Word for word, copy all the data and drop the pictures.

Collected material:
· · · · ·

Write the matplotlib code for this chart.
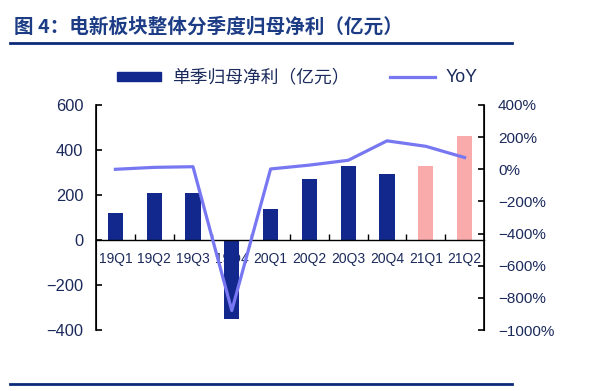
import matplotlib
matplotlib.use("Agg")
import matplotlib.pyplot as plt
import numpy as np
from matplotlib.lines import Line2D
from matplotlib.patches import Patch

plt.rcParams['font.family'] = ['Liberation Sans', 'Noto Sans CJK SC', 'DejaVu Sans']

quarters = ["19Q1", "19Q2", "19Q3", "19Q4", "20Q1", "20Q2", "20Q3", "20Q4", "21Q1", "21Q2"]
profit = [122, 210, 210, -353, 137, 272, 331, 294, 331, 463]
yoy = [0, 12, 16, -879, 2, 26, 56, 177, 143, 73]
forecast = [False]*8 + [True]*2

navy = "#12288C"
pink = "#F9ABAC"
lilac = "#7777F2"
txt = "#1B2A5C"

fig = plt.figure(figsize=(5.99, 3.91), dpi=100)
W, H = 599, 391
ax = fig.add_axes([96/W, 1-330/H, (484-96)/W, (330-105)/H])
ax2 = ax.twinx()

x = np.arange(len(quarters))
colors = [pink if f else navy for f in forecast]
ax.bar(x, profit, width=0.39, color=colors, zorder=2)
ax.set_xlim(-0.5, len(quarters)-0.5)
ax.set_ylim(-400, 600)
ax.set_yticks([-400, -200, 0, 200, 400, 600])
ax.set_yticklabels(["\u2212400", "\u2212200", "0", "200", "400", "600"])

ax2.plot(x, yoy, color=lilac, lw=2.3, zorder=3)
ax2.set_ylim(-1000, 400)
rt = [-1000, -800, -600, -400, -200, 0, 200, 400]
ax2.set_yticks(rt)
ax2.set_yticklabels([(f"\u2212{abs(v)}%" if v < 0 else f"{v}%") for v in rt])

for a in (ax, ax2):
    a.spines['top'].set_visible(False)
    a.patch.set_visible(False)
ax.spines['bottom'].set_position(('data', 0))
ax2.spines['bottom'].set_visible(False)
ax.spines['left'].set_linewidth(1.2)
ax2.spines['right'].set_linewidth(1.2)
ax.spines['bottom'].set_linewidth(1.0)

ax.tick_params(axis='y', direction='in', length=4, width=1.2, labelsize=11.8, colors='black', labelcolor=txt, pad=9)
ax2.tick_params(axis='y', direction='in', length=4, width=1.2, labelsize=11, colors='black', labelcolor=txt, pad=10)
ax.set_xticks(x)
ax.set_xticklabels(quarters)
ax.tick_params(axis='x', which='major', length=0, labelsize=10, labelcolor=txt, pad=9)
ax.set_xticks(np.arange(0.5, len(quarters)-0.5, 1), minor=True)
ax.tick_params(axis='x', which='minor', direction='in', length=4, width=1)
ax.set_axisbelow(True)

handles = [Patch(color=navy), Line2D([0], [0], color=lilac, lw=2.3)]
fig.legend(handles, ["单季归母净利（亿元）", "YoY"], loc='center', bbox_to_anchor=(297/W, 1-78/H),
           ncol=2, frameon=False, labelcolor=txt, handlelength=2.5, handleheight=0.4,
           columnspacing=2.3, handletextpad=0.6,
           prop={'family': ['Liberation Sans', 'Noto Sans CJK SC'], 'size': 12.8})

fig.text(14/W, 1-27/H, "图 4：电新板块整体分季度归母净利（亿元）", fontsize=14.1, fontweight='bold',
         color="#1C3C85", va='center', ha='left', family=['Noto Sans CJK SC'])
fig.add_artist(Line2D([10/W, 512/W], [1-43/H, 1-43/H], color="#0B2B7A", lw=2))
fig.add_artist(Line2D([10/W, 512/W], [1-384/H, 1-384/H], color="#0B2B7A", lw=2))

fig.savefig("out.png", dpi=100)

· · · · ·

Final result:
Write the matplotlib code for this chart.
import matplotlib
matplotlib.use("Agg")
import matplotlib.pyplot as plt
import numpy as np
from matplotlib.lines import Line2D
from matplotlib.patches import Patch

plt.rcParams['font.family'] = ['Liberation Sans', 'Noto Sans CJK SC', 'DejaVu Sans']

quarters = ["19Q1", "19Q2", "19Q3", "19Q4", "20Q1", "20Q2", "20Q3", "20Q4", "21Q1", "21Q2"]
profit = [122, 210, 210, -353, 137, 272, 331, 294, 331, 463]
yoy = [0, 12, 16, -879, 2, 26, 56, 177, 143, 73]
forecast = [False]*8 + [True]*2

navy = "#12288C"
pink = "#F9ABAC"
lilac = "#7777F2"
txt = "#1B2A5C"

fig = plt.figure(figsize=(5.99, 3.91), dpi=100)
W, H = 599, 391
ax = fig.add_axes([96/W, 1-330/H, (484-96)/W, (330-105)/H])
ax2 = ax.twinx()

x = np.arange(len(quarters))
colors = [pink if f else navy for f in forecast]
ax.bar(x, profit, width=0.39, color=colors, zorder=2)
ax.set_xlim(-0.5, len(quarters)-0.5)
ax.set_ylim(-400, 600)
ax.set_yticks([-400, -200, 0, 200, 400, 600])
ax.set_yticklabels(["\u2212400", "\u2212200", "0", "200", "400", "600"])

ax2.plot(x, yoy, color=lilac, lw=2.3, zorder=3)
ax2.set_ylim(-1000, 400)
rt = [-1000, -800, -600, -400, -200, 0, 200, 400]
ax2.set_yticks(rt)
ax2.set_yticklabels([(f"\u2212{abs(v)}%" if v < 0 else f"{v}%") for v in rt])

for a in (ax, ax2):
    a.spines['top'].set_visible(False)
    a.patch.set_visible(False)
ax.spines['bottom'].set_position(('data', 0))
ax2.spines['bottom'].set_visible(False)
ax.spines['left'].set_linewidth(1.2)
ax2.spines['right'].set_linewidth(1.2)
ax.spines['bottom'].set_linewidth(1.0)

ax.tick_params(axis='y', direction='in', length=4, width=1.2, labelsize=11.8, colors='black', labelcolor=txt, pad=9)
ax2.tick_params(axis='y', direction='in', length=4, width=1.2, labelsize=11, colors='black', labelcolor=txt, pad=10)
ax.set_xticks(x)
ax.set_xticklabels(quarters)
ax.tick_params(axis='x', which='major', length=0, labelsize=10, labelcolor=txt, pad=9)
ax.set_xticks(np.arange(0.5, len(quarters)-0.5, 1), minor=True)
ax.tick_params(axis='x', which='minor', direction='in', length=4, width=1)
ax.set_axisbelow(True)

handles = [Patch(color=navy), Line2D([0], [0], color=lilac, lw=2.3)]
fig.legend(handles, ["单季归母净利（亿元）", "YoY"], loc='center', bbox_to_anchor=(297/W, 1-78/H),
           ncol=2, frameon=False, labelcolor=txt, handlelength=2.5, handleheight=0.4,
           columnspacing=2.3, handletextpad=0.6,
           prop={'family': ['Liberation Sans', 'Noto Sans CJK SC'], 'size': 12.8})

fig.text(14/W, 1-27/H, "图 4：电新板块整体分季度归母净利（亿元）", fontsize=14.1, fontweight='bold',
         color="#1C3C85", va='center', ha='left', family=['Noto Sans CJK SC'])
fig.add_artist(Line2D([10/W, 512/W], [1-43/H, 1-43/H], color="#0B2B7A", lw=2))
fig.add_artist(Line2D([10/W, 512/W], [1-384/H, 1-384/H], color="#0B2B7A", lw=2))

fig.savefig("out.png", dpi=100)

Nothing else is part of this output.